Even lawmakers in Saudi Arabia, long the bane of women’s rights activists for its restrictive policies, have let women loosen their headdress slightly. In November, Saudi women took part in elections for the first time — albeit only for the board of the Chamber of Commerce.
Already there are real signs that the rise of these women is positively influencing media and, by extension, Arab societies.
“I see a bright future for women of the UAE in television. Already, the young women who are joining us in the station show an inspiration and nerve that wasn’t there before. Women today are bolder and work harder,” Gargash says.
Broadcasters are beginning to pay attention to women’s needs when it comes to programming.
While Dubai TV offers a blend of Arab and western programming, One TV shows entirely English-language shows such as “Martha Stewart” and “Pop Idol.”
Satcaster MBC has gotten in on the act, relaunching MBC 4 as a women’s channel, with the original female American TV mogul “Oprah” front and center.
” ‘The Oprah Winfrey Show’ has been a big hit among young Saudi women, and we decided to build the schedule around it,” says Tim Riordan, MBC’s director of channels. “We’ve brought in shows such as ‘Starting Over,’ ‘Supernanny,’ ‘The Swan 2’ and ‘Dr Phil,’ which, like ‘Oprah,’ tackles women’s issues in an engaging but responsible manner.”
There’s even a satcaster run by and aimed at women.
Heya-TV (Arabic for She-TV) broadcasts out of Beirut and Dubai, reaching 15 million women a day and employing a staff of 60 with correspondents across the Arab world.
In Iraq, femme-skewed radio station Al-Mahaba (Arabic for love) launched in May with support from nongovernmental organizations like the Iraqi Women’s League and the United Nations Development Fund for Women. More than half of Al-Mahaba’s employees are women, giving them a chance to shine as presenters, producers and technicians.
Media training center Ryan Academy, headed by another woman, Sumaya Kubeisy, is being set up in Dubai to train the next generation of execs.

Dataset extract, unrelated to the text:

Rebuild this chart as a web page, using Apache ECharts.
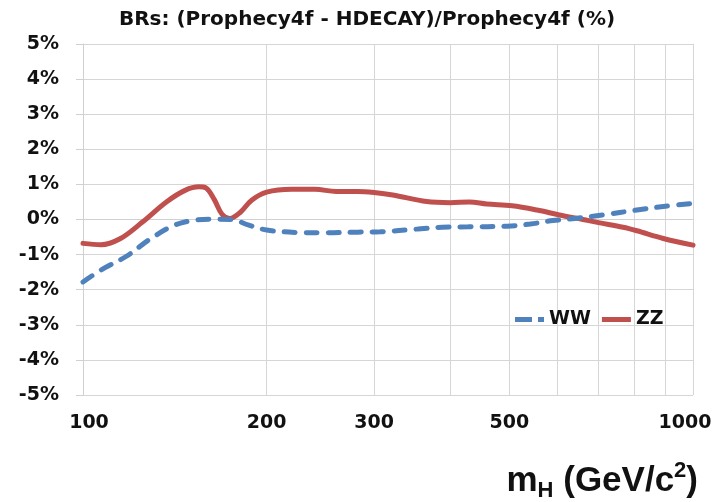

Not that challenges don’t remain.
Women’s rights in some areas in the Gulf and the Arab world still haven’t clicked in, or have been distorted. Newsweek recently ran a cover story on the threat posed by the recruitment of women as suicide bombers in Iraq and Jordan.
For all the problems, however, these pioneering women in Dubai and the Arab world are starting to see a change.
“Men still dominate the Arab media scene at the decision-making level, but this is slowly changing,” says Al-Awadhi. “We are taking steps to empower women. It’s our right and responsibility to be actively involved in developing our country.”
One thing these women share with their Western and American counterparts is the struggle to balance their professional and personal careers. None has found the time to start a family. Interestingly, though, in what could be a further sign of shifting sands, none feels any social pressure to.
“TV work comes in waves — waves of hard work and waves of extremely hard work, so it’s tricky,” Gargash says. “Thankfully, in the UAE it’s no longer about being a woman or a man. It’s becoming simply about being a capable man or woman.”